Lenihan, meanwhile, never gained Andrew Cuomo’s favor after siding in 2006 with hometown candidate Denise O’Donnell for attorney general. Cuomo won that effort. Lenihan felt the aftermath, especially after Cuomo became governor in 2011 and his operation desperately – and unsuccessfully – tried to replace him at the Erie County helm. Later, Zellner was simply ignored.
“How’s your friend Jeremy Zellner?” disgraced Cuomo confidant Joe Percoco once snarled to the Politics Column.
This week Zellner seemed to let loose after Cuomo announced his resignation amid allegations of sexual harassment, setting the stage for Buffalo’s Kathy Hochul to become the new governor later this month.
“His style was one of smash and get what you want at any cost,” Zellner said, blaming the Cuomo operation for a previous effort to dislodge him from the party chairmanship. “The fact that we were out in the wilderness is due to people like [former Chairman] Steve Pigeon and Andrew Cuomo. They tried to influence what we do and we pushed back.”
The governor in 2012 had even asked former Mayor Tony Masiello to step in as Erie County chairman, even though the longtime Cuomo ally faced a bevy of conflicts as an Albany lobbyist. Masiello gracefully sidestepped that one.

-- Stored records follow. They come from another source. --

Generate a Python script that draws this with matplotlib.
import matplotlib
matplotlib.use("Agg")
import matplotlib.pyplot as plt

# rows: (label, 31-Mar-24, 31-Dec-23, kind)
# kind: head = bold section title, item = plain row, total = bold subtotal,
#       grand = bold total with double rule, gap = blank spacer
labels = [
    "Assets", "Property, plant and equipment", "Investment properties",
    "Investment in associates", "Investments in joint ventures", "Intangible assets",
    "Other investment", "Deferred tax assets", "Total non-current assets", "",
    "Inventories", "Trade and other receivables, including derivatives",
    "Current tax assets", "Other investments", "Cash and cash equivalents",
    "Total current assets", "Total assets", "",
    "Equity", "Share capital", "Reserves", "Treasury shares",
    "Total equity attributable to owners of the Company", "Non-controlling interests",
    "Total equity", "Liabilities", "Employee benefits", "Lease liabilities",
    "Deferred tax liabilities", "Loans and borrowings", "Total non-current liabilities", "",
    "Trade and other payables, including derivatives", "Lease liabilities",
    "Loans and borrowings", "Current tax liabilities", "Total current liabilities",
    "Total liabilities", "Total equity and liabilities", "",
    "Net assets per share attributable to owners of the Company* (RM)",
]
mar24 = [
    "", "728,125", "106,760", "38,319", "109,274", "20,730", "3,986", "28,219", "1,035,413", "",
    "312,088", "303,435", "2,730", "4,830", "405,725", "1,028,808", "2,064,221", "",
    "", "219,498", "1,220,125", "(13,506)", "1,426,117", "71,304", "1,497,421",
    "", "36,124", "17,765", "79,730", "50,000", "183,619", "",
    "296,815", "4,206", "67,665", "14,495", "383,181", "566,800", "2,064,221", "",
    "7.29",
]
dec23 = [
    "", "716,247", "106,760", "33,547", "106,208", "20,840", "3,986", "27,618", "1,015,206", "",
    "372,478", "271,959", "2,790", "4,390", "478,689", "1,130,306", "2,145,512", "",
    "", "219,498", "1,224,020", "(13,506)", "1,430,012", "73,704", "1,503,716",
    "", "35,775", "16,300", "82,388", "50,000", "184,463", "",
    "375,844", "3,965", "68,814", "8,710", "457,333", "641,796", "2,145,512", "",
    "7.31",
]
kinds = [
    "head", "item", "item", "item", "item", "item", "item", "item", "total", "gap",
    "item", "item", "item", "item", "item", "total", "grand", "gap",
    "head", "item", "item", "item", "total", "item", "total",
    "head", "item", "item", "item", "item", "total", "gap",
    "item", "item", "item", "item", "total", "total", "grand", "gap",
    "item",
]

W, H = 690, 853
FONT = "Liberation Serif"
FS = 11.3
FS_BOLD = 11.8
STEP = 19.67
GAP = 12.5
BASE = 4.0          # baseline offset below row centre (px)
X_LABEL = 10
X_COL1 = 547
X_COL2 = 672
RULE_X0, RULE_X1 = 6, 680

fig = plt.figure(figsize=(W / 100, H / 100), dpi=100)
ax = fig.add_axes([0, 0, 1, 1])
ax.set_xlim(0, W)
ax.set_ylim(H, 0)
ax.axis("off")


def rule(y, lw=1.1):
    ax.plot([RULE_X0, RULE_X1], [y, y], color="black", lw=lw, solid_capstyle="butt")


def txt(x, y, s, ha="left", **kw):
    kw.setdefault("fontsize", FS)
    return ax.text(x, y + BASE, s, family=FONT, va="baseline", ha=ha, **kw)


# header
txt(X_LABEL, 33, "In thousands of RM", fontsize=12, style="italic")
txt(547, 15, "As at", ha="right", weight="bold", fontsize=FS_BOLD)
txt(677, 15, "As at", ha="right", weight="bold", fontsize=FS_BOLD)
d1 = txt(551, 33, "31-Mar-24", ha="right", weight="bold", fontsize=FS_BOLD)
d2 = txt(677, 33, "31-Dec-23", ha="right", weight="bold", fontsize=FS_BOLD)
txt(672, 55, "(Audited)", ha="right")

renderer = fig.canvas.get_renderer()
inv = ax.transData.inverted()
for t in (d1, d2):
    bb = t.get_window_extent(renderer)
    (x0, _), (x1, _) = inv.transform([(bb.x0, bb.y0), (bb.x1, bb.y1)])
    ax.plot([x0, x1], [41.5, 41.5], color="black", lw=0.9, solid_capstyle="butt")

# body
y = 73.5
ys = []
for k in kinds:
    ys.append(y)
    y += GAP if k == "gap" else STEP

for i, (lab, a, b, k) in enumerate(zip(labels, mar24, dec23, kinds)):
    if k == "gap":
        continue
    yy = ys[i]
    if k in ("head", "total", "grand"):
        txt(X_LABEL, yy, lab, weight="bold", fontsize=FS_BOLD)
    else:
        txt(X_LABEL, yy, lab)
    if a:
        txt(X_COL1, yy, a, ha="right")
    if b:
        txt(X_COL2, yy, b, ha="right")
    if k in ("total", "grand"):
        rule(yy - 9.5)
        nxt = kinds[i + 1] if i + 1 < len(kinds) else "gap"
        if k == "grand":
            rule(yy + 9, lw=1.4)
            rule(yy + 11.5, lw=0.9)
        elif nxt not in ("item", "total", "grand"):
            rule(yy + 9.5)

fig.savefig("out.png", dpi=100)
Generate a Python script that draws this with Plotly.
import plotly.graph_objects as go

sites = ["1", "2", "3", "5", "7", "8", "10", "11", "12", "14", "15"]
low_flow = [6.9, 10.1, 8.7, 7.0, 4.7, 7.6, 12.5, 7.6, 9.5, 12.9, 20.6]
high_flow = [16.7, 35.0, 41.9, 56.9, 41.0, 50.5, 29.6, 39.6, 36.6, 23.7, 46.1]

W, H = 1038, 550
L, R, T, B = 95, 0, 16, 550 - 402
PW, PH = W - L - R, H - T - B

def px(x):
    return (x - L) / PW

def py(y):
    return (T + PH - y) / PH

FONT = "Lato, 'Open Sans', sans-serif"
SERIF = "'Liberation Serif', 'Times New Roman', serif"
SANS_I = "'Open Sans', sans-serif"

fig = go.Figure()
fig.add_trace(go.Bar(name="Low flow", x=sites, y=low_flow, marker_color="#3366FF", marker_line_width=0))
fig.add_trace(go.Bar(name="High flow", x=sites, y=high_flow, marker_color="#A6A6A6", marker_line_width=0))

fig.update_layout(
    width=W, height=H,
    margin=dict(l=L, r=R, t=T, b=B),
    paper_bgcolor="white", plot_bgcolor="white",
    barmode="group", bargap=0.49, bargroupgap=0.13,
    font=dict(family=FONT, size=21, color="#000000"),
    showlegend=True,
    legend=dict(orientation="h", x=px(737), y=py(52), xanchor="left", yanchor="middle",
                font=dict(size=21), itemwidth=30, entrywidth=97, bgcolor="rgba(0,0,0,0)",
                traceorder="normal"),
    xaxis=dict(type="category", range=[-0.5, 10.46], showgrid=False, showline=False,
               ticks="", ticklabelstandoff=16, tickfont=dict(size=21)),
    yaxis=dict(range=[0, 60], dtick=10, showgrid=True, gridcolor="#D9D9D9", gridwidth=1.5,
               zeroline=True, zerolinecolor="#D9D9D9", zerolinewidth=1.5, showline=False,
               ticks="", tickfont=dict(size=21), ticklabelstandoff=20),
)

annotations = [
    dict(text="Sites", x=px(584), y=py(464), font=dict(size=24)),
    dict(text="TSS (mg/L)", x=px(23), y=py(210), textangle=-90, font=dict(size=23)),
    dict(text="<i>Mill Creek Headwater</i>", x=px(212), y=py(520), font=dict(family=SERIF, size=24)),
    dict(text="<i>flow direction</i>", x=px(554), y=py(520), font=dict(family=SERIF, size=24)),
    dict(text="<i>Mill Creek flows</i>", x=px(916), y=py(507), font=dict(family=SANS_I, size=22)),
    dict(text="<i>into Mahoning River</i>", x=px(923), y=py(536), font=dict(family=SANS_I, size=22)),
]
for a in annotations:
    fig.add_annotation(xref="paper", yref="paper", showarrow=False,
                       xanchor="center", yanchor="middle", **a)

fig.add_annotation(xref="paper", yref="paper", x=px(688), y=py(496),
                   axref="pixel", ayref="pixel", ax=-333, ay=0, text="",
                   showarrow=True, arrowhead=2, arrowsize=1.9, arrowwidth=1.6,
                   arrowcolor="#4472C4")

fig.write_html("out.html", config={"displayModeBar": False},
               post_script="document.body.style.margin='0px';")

But that move and others demonstrated a fundamental lack of understanding of Western New York politics. The Cuomo forces failed to recognize the political pickle they handed Masiello. They failed to realize that Erie County Democrats did not want Albany dictating their chairman, or that they would push back. And when the governor’s people tried to force Hochul off the state ticket in 2018, everyone but the Albany masterminds recognized that “rewarding” her with another congressional run never made a particle of sense.
Now Hochul moves into the Executive Mansion and is expected to only strengthen her long associations with Zellner, Lenihan and company. What governor would not want upstate New York’s largest Democratic organization in her corner?
Just a few months ago, the chairman would have counted as a major improvement a simple phone call from Cuomoland. Now he anticipates strong ties with Hochul, noting key Hochul aide Melissa Bochenski once served as executive director of the Erie County party.
“Kathy and I have talked. She is ‘of’ the Erie County Democratic Party,” he said. “She comes from Chairman Crangle, the Erie County Democratic Committee, and that’s all great. We’re going to play a prominent role going forward and I’m excited about it.”
Zellner says the party has waited a long time. It endured mostly a silent cold shoulder for many years.
Now Hochul represents the “right person at the right time.”
“Literally, our favorite daughter now becomes governor despite Andrew Cuomo,” he said. “I feel like we’ve come full circle here.”